44 years ago, when my brother proposed I marry him, I couldn’t in that state. I had to be an ordained minister. I had yet to complete four years of seminary education before approval by my denomination. However, I could assist my seminary professor who had legally married my sister back when he was our associate pastor. (You need a scorecard to keep up).
When I asked my mentor, “How much of the wedding can I do?” He replied, “As much as you want.” “Can I do the vows?” “They say their vows; you can lead them.” “Can I bless the rings?” “God blesses the rings; you can pray.”
“Is there anything I can’t do?” “Yes. You can’t say, ‘By the power vested in me by the laws of this state… because you ain’t got no power. I’ll say that.’”
Now anyone can get a state’s vested power to perform a wedding with a free online ordination certificate. You just pay $50 for the state’s credentials, or maybe a c-note for the deluxe package.
The hundreds of weddings I’ve performed had a mix of religious, social, and legal obligations. During my years of seeking marriage equality, I wondered if, separately, states could perform the legal side, any blessing could done by whatever religion, and the economy could influence the social aspects of a wedding.

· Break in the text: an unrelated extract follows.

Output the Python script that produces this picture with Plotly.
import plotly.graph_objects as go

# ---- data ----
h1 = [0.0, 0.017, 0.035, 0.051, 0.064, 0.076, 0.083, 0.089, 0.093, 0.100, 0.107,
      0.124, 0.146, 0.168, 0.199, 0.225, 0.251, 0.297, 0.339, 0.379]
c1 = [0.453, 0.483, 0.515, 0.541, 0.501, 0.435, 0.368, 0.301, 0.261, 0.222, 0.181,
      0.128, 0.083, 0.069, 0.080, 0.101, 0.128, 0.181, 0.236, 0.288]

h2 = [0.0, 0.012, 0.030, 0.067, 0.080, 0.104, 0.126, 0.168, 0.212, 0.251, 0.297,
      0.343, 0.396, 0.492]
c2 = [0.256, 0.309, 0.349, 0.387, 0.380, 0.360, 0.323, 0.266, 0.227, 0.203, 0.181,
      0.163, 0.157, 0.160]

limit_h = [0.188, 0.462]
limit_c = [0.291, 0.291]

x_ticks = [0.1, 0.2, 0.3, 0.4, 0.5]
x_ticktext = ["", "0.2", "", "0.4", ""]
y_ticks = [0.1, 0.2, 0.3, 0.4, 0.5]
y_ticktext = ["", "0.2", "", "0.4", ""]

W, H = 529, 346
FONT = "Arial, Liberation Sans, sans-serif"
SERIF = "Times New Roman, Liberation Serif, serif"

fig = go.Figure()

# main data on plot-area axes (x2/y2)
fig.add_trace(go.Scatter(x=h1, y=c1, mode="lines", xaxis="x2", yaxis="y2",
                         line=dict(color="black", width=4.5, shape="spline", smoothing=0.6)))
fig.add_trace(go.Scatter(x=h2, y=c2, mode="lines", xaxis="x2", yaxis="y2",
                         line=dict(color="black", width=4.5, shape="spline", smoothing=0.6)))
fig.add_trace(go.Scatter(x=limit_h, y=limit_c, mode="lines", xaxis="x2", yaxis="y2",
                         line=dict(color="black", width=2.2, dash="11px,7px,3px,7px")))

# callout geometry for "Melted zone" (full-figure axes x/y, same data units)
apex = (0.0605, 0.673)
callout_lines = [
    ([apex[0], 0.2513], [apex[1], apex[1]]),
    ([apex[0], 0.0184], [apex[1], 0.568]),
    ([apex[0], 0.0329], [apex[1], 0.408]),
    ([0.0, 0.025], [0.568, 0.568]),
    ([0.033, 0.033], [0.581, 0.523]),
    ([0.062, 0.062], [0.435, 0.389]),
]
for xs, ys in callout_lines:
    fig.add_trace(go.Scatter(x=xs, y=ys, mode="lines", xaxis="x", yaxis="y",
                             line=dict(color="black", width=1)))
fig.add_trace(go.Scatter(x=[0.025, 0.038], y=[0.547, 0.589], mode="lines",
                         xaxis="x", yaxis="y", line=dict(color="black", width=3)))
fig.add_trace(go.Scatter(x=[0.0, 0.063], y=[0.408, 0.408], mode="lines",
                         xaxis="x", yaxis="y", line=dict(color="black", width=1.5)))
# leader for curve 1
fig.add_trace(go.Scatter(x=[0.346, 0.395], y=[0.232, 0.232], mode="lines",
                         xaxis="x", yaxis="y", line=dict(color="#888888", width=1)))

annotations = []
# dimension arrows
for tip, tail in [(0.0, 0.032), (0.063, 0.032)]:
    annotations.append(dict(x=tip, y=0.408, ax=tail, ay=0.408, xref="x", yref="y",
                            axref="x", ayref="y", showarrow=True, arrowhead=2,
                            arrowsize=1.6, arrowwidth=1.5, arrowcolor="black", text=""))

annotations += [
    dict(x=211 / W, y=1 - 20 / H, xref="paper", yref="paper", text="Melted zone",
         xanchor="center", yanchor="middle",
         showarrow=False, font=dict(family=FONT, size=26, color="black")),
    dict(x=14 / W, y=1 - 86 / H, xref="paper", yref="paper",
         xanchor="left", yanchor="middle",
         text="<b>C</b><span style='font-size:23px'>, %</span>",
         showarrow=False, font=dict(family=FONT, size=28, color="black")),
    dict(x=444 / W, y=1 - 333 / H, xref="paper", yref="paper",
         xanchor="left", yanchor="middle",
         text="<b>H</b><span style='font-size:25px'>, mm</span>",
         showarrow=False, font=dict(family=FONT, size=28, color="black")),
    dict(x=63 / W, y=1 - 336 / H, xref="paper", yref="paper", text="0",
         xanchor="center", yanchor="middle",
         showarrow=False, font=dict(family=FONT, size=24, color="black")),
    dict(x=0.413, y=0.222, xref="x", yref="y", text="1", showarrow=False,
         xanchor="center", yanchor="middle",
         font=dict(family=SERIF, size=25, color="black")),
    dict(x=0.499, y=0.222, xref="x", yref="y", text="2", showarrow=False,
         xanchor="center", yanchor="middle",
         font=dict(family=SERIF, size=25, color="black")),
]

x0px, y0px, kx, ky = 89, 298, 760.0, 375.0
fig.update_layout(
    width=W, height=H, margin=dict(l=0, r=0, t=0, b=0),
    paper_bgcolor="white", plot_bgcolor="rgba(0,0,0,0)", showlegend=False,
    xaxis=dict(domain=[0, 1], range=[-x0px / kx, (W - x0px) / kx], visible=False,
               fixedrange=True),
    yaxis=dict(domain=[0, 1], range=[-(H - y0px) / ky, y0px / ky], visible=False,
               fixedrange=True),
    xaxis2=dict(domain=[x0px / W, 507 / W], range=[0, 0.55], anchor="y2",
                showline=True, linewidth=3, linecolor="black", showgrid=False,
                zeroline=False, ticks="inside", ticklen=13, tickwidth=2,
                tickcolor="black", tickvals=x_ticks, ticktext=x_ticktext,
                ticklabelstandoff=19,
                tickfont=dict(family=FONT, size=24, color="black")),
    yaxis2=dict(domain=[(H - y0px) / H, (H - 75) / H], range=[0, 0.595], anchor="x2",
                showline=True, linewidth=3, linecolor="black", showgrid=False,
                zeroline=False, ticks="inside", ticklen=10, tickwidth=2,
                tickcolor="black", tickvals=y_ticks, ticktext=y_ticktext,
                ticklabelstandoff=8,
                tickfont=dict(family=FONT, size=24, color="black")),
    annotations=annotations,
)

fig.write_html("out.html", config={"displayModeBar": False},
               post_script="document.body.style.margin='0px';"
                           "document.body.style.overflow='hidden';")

Since 2014 I have my religion’s blessing, social encouragement, and the state’s vested power to equally perform same-sex weddings. Blind guides still have the right to refuse, but they don’t have the right to keep me from following God’s path. I pray my religious freedom isn’t taken away by those seeking to abuse their power to unvest mine.
How have the legal, social, and religious aspects of weddings affected your life? Where have you seen more attention placed on a wedding than on the (hopefully longer) marriage? Where do you see the positive millennial evolution of marriage in various societies?